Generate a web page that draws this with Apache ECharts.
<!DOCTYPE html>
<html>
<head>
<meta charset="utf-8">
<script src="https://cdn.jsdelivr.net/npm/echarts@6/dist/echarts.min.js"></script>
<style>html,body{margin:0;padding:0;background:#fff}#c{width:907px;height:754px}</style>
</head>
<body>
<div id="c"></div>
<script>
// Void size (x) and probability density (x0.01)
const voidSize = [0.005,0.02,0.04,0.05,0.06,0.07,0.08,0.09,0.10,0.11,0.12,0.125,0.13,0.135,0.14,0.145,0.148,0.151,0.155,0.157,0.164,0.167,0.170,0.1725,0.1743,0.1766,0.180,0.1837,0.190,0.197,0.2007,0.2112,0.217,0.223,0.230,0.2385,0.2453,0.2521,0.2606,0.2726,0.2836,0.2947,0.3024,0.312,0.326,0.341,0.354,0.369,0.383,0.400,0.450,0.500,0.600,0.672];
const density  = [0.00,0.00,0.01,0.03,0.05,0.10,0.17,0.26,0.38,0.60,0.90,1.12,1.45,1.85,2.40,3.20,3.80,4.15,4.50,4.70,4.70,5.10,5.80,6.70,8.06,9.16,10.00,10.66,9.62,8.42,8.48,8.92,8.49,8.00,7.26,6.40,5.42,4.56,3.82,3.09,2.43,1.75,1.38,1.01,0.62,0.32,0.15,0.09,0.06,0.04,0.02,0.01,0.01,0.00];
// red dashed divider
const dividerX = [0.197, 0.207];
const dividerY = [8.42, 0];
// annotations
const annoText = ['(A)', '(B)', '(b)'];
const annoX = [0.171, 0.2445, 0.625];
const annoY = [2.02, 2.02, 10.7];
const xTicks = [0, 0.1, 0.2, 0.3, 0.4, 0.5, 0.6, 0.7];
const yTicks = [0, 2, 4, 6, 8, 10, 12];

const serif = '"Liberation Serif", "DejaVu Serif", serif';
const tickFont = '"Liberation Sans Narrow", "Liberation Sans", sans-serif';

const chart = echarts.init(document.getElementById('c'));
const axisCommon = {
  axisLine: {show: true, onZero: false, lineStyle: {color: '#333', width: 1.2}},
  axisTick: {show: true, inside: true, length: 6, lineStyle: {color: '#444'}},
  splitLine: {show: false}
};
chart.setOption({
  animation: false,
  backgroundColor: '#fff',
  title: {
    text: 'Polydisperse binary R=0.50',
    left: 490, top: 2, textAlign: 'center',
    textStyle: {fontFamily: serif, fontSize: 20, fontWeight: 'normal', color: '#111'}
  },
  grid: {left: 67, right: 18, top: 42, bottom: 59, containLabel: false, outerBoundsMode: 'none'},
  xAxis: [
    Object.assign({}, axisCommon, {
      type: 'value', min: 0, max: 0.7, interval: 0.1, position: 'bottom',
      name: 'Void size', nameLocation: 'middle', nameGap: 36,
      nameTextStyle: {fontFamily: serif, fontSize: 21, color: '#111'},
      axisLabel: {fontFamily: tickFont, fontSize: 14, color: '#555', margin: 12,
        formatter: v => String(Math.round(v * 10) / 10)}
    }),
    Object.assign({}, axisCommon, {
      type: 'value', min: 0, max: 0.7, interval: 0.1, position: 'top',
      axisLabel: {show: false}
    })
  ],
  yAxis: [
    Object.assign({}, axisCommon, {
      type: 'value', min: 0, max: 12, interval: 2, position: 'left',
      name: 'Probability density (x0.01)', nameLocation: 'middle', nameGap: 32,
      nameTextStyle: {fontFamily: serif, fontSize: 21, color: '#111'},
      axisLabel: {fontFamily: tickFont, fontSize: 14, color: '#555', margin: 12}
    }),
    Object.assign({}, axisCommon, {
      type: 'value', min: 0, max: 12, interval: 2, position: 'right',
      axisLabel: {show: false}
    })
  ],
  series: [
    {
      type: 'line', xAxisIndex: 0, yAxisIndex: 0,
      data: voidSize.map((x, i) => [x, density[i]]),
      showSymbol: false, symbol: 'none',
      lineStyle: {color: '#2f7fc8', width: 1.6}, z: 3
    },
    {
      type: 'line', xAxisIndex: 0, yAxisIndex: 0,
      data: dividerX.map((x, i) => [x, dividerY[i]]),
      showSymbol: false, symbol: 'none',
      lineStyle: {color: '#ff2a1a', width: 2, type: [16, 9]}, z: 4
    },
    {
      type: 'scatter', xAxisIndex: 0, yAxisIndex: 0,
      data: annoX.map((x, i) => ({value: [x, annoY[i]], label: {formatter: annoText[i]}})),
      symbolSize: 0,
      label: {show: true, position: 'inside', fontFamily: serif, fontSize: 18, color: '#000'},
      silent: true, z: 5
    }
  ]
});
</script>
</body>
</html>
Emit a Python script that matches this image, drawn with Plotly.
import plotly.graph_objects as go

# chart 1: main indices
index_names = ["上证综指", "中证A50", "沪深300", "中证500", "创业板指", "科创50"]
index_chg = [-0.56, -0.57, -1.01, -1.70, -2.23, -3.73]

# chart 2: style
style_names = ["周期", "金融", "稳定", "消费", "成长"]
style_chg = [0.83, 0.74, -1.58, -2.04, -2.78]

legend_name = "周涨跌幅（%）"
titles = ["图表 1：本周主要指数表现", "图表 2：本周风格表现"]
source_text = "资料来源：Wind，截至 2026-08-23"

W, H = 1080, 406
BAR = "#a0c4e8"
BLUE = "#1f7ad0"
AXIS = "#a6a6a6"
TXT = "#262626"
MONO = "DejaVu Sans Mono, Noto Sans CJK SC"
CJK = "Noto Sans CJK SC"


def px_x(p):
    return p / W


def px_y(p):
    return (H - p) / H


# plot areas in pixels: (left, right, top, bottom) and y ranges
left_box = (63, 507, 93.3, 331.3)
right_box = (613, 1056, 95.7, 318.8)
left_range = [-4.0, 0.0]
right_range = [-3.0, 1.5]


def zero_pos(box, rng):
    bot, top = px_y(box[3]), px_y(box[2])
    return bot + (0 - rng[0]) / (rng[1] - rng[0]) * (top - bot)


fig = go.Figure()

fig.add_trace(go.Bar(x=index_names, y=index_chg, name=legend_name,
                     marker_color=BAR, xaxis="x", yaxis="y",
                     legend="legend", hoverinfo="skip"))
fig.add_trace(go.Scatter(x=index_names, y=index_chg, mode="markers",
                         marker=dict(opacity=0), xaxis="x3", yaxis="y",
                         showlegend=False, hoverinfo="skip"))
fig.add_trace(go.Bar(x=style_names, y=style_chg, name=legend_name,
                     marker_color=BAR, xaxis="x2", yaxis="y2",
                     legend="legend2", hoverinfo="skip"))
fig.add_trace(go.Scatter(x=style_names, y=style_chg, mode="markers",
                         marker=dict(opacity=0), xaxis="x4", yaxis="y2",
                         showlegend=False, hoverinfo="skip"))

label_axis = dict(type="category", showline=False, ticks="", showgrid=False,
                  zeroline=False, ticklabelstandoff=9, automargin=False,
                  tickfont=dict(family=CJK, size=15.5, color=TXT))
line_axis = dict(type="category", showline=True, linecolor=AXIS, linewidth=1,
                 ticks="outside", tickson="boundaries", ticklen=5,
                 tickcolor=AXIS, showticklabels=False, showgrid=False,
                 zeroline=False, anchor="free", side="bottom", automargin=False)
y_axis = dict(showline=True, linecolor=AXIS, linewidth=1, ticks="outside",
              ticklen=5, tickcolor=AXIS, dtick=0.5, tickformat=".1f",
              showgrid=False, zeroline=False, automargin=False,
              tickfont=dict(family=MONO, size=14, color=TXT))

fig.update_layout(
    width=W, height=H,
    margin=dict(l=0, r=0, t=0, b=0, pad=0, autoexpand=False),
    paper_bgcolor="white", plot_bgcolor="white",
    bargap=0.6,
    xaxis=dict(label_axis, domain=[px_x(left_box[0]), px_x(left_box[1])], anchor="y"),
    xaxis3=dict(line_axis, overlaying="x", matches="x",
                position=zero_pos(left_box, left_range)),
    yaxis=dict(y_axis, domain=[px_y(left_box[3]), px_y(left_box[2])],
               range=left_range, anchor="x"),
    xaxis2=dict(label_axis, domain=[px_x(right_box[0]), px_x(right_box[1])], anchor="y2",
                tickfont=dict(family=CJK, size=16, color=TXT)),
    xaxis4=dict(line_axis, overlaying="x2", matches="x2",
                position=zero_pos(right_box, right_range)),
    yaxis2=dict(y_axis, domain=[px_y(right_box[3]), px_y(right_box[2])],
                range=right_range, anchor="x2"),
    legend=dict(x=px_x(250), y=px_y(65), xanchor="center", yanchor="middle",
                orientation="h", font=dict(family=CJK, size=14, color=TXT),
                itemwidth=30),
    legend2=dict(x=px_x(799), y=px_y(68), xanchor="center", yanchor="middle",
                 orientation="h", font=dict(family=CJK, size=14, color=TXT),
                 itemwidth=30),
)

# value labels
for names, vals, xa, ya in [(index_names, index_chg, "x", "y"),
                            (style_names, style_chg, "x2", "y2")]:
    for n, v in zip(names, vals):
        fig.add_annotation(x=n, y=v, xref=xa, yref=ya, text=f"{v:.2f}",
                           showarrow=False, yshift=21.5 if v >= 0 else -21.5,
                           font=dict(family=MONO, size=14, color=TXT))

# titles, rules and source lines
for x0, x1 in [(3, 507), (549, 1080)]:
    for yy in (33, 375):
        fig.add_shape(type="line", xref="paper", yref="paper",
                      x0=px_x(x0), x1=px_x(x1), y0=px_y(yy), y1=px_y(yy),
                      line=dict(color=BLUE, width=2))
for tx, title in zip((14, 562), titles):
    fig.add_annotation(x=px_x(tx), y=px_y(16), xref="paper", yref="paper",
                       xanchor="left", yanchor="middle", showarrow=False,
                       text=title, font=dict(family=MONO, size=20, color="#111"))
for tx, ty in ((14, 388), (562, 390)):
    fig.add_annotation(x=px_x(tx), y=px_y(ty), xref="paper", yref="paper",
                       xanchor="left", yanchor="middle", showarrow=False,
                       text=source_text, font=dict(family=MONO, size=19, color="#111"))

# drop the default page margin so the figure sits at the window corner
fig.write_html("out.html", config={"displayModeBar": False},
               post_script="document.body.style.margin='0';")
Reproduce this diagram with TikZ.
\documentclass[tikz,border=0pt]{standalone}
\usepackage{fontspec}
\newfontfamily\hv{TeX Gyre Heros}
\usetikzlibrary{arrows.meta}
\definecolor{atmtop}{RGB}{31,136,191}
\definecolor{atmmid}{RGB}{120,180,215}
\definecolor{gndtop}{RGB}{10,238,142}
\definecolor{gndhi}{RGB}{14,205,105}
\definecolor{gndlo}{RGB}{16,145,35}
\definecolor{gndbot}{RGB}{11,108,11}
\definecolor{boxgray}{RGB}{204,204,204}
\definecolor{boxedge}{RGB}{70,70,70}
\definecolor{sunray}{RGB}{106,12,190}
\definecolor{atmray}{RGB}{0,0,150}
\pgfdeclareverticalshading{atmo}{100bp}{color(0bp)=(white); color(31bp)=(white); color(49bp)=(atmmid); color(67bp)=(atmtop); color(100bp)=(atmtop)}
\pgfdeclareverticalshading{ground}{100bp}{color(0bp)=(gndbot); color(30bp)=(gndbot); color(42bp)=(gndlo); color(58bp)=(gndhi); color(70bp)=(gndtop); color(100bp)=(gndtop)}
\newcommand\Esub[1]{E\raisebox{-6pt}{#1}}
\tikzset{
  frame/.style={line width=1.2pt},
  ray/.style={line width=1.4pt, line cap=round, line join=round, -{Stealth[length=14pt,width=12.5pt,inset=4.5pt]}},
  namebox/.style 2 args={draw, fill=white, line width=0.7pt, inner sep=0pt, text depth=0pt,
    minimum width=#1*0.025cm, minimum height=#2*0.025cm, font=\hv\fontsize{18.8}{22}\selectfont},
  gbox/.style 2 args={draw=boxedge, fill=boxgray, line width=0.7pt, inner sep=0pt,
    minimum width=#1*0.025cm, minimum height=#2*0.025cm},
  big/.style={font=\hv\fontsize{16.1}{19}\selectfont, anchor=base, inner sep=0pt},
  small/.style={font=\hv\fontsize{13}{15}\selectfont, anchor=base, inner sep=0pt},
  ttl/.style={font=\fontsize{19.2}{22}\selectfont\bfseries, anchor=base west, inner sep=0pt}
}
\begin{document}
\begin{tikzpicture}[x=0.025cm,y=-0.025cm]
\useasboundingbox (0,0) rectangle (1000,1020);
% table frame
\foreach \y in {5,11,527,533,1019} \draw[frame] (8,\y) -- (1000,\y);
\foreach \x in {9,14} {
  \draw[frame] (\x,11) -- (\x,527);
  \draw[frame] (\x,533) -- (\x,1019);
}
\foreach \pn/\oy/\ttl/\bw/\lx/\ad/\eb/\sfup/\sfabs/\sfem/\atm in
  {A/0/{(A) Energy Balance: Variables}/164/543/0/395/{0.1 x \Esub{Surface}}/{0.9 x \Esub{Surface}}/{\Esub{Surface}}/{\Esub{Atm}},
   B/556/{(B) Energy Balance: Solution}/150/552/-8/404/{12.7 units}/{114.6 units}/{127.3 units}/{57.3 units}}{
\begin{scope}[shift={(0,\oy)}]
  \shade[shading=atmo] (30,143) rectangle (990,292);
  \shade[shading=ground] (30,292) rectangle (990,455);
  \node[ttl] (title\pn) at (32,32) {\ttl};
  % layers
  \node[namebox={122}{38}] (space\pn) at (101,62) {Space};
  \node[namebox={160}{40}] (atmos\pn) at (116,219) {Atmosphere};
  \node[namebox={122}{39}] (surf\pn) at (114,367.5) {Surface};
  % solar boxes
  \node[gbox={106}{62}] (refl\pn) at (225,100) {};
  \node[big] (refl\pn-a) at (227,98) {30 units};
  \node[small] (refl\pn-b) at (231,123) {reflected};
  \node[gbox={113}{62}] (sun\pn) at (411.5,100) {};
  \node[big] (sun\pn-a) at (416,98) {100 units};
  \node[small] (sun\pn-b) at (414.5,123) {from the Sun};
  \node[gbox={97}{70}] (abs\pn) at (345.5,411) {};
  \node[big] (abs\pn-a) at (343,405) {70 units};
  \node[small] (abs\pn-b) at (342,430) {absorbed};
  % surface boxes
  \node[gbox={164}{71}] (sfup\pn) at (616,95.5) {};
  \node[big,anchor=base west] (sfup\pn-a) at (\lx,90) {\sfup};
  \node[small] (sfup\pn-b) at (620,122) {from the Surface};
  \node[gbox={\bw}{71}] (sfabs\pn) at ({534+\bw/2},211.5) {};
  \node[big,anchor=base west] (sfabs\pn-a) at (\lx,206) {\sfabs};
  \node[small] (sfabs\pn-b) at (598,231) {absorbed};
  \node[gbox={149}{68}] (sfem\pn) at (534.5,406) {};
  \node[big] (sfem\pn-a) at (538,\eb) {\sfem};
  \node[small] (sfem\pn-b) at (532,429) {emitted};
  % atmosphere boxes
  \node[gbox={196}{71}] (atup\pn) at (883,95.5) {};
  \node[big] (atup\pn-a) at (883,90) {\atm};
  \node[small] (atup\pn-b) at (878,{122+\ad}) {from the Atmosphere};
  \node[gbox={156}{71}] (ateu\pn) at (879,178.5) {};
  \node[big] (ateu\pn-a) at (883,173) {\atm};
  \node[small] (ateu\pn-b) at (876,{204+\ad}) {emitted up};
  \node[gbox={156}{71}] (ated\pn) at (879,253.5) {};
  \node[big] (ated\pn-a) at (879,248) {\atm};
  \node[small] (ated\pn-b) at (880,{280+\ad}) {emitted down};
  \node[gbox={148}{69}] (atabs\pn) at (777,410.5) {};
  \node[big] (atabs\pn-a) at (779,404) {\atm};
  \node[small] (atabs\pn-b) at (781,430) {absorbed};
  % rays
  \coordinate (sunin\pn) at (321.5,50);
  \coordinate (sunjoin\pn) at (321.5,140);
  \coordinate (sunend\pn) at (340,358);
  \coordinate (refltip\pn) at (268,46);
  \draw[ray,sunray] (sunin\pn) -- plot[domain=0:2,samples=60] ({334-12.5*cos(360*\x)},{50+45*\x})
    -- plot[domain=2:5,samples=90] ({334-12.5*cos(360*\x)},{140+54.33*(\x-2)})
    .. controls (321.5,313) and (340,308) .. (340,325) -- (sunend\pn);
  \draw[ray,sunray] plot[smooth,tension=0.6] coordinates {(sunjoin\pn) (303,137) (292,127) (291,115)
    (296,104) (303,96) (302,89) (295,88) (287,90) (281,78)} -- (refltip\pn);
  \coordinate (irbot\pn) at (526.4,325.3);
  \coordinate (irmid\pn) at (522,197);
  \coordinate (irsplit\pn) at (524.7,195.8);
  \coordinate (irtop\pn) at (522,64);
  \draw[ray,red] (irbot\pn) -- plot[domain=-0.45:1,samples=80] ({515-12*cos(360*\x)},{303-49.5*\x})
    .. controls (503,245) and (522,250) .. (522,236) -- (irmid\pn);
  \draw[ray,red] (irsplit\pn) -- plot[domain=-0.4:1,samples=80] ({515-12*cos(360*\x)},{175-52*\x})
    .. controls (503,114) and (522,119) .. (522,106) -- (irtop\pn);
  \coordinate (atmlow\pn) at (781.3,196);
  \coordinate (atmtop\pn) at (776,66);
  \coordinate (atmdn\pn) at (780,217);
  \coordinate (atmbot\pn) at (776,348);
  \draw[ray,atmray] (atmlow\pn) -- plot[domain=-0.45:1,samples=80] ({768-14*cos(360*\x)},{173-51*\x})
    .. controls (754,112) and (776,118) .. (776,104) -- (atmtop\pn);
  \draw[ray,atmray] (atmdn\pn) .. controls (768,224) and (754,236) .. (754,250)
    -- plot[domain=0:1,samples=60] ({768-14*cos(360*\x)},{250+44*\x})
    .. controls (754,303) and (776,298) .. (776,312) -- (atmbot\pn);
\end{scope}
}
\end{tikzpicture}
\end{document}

> WORK TO BE COMPLETED: Start with the line that contains "Emit a Python" and end with the line that contains "return (H - p) / H"; give those lines again exactly, and no others.

> REPLY:
Emit a Python script that matches this image, drawn with Plotly.
import plotly.graph_objects as go

# chart 1: main indices
index_names = ["上证综指", "中证A50", "沪深300", "中证500", "创业板指", "科创50"]
index_chg = [-0.56, -0.57, -1.01, -1.70, -2.23, -3.73]

# chart 2: style
style_names = ["周期", "金融", "稳定", "消费", "成长"]
style_chg = [0.83, 0.74, -1.58, -2.04, -2.78]

legend_name = "周涨跌幅（%）"
titles = ["图表 1：本周主要指数表现", "图表 2：本周风格表现"]
source_text = "资料来源：Wind，截至 2026-08-23"

W, H = 1080, 406
BAR = "#a0c4e8"
BLUE = "#1f7ad0"
AXIS = "#a6a6a6"
TXT = "#262626"
MONO = "DejaVu Sans Mono, Noto Sans CJK SC"
CJK = "Noto Sans CJK SC"


def px_x(p):
    return p / W


def px_y(p):
    return (H - p) / H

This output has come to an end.